The Council has stressed that this scale of change in Ireland’s emissions will require significant action by the government. 

It said although there are upfront investment costs involved, it would be more expensive to delay action and then be burdened by the costly impacts of climate change and continued dependence on fossil fuels.

Chairperson Marie Donnelly explained that although the budgets are “challenging”, they are “necessary” for Ireland to become carbon-neutral before 2050, as well as halting Ireland’s contribution to climate change.

Donnelly said the transition “will bring significant political and social challenges” but that it also “presents us with an opportunity to achieve a more sustainable society, a cleaner environment with improved health and well-being for all of our citizens”.

Council member Professor Peter Thorne of Maynooth University warned that the proposal for 2040 has not baked in any potential overshoot of emissions that could happen between now and 2030.

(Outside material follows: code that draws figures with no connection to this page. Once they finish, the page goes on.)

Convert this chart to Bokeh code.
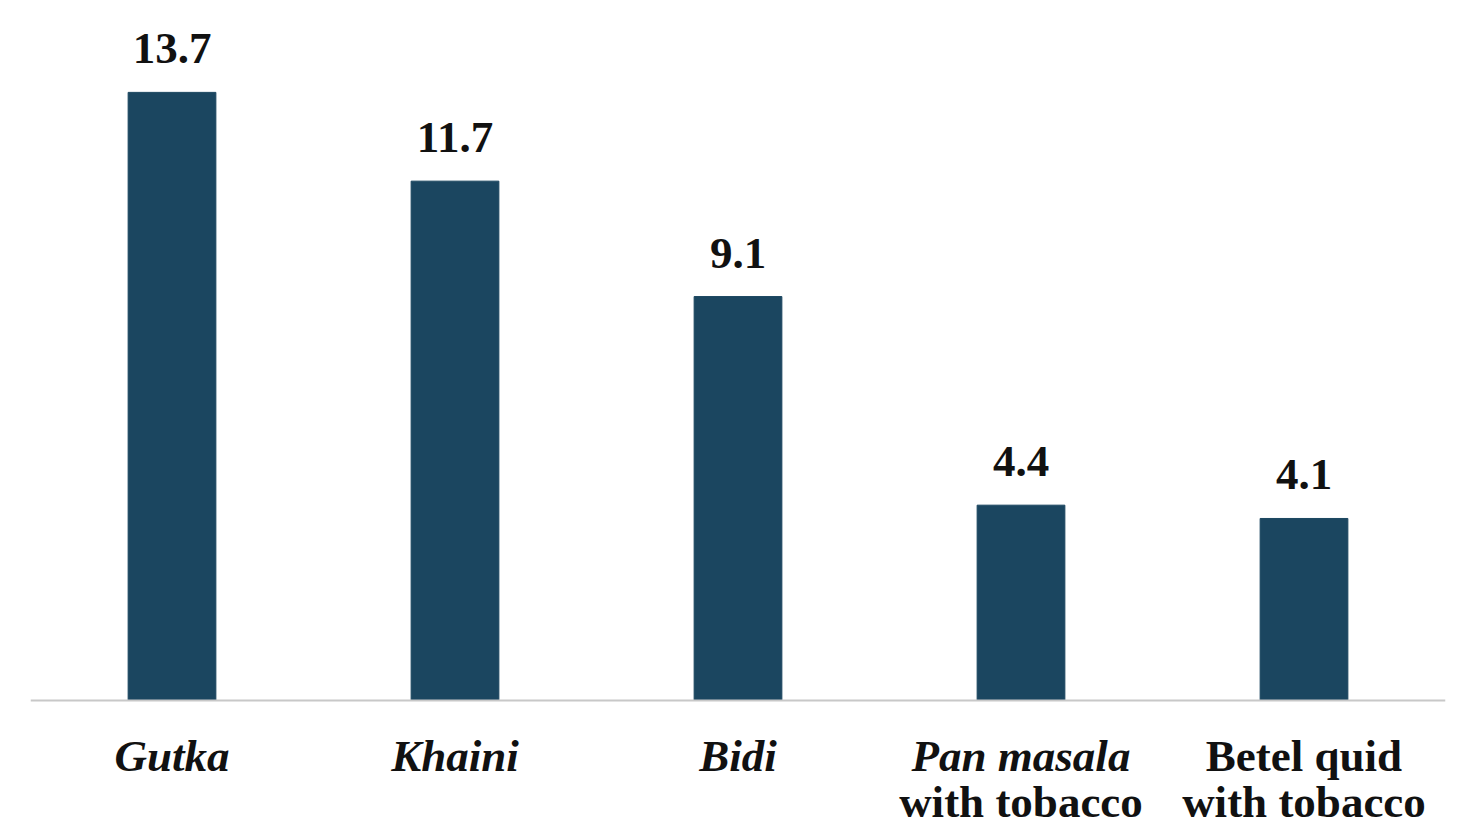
from bokeh.plotting import figure
from bokeh.models import ColumnDataSource, LabelSet, Range1d, Span
from bokeh.embed import file_html
from bokeh.resources import INLINE

categories = ["Gutka", "Khaini", "Bidi", "Pan masala with tobacco", "Betel quid with tobacco"]
values = [13.7, 11.7, 9.1, 4.4, 4.1]
value_labels = ["13.7", "11.7", "9.1", "4.4", "4.1"]
line1 = ["Gutka", "Khaini", "Bidi", "Pan masala", "Betel quid"]
line1_italic = [True, True, True, True, False]
line2 = ["", "", "", "with tobacco", "with tobacco"]

BAR = "#1b4660"
FONT = "Liberation Serif"

src = ColumnDataSource(dict(cat=categories, val=values, lab=value_labels,
                            l2=line2, zero=[0] * len(categories)))
it_idx = [i for i, f in enumerate(line1_italic) if f]
no_idx = [i for i, f in enumerate(line1_italic) if not f]
src_it = ColumnDataSource(dict(cat=[categories[i] for i in it_idx],
                               l1=[line1[i] for i in it_idx], zero=[0] * len(it_idx)))
src_no = ColumnDataSource(dict(cat=[categories[i] for i in no_idx],
                               l1=[line1[i] for i in no_idx], zero=[0] * len(no_idx)))

p = figure(x_range=categories, y_range=Range1d(-2.93, 15.77), width=1473, height=830,
           output_backend="svg", toolbar_location=None,
           min_border_left=30, min_border_right=28, min_border_top=0, min_border_bottom=0)
p.vbar(x="cat", top="val", width=0.31, source=src, fill_color=BAR, line_color=BAR)

p.xgrid.visible = False
p.ygrid.visible = False
p.xaxis.visible = False
p.yaxis.visible = False
p.outline_line_color = None
p.add_layout(Span(location=0, dimension="width", line_color="#c8c8c8", line_width=2))

vals = LabelSet(x="cat", y="val", text="lab", source=src, y_offset=29,
                text_align="center", text_baseline="alphabetic",
                text_font=FONT, text_font_style="bold", text_font_size="45px",
                text_color="#111111")
p.add_layout(vals)

l1a = LabelSet(x="cat", y="zero", text="l1", source=src_it, y_offset=-71,
               text_align="center", text_baseline="alphabetic",
               text_font=FONT, text_font_style="bold italic", text_font_size="45px",
               text_color="#111111")
p.add_layout(l1a)
l1b = LabelSet(x="cat", y="zero", text="l1", source=src_no, y_offset=-71,
               text_align="center", text_baseline="alphabetic",
               text_font=FONT, text_font_style="bold", text_font_size="45px",
               text_color="#111111")
p.add_layout(l1b)

l2 = LabelSet(x="cat", y="zero", text="l2", source=src, y_offset=-117,
              text_align="center", text_baseline="alphabetic",
              text_font=FONT, text_font_style="bold", text_font_size="45px",
              text_color="#111111")
p.add_layout(l2)

open("out.html", "w").write(file_html(p, INLINE))
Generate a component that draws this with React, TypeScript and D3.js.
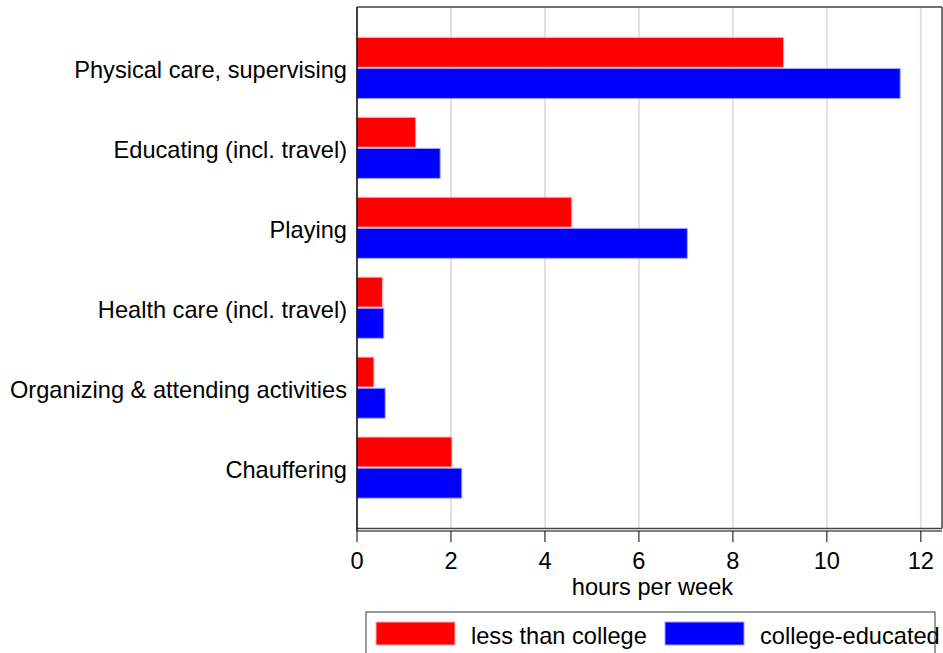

“If emissions exceed the agreed carbon budget, then the exceedance must be deducted from the next carbon budget,” he cautioned. 

That means that exceeding the carbon budgets for the years between now and 2030 would make the 2040 target harder to achieve.

The job ahead

The last government coalition of Fine Gael, Fianna Fáil and the Green Party established the carbon budgets in line with efforts to make sure Ireland complies with legally binding climate targets at home and abroad.

Now, after last month’s election, it will be up to the next government to ensure Ireland stays within those targets (or, if they fail, to face the prospect of the State paying hefty fines).

“A crucial step to help achieve [the budgets] is for government to prioritise investment and resources now by phasing out harmful fossil fuels as early as 2039 and saving people and businesses money,” said Marie Donnelly.

She explained that this would help Ireland to “avoid future fines and compliance costs, provide the opportunity to deliver energy independence, reduce costs and help to maintain our competitive economy in a low carbon world, while building greater resilience to the impacts of climate change”.

Donnelly added that the process of change must be managed “carefully” and “in a way which ensures that potential impacts on people, communities and nature are properly addressed”.

“Mobilising financial supports, quickly, will help people and households, in both urban and rural communities, as well as the most impacted sectors, take action at the speed and scale required. We also need to see the upskilling of people and businesses for new technologies and practices, while reskilling those sectors that are most impacted,” she said.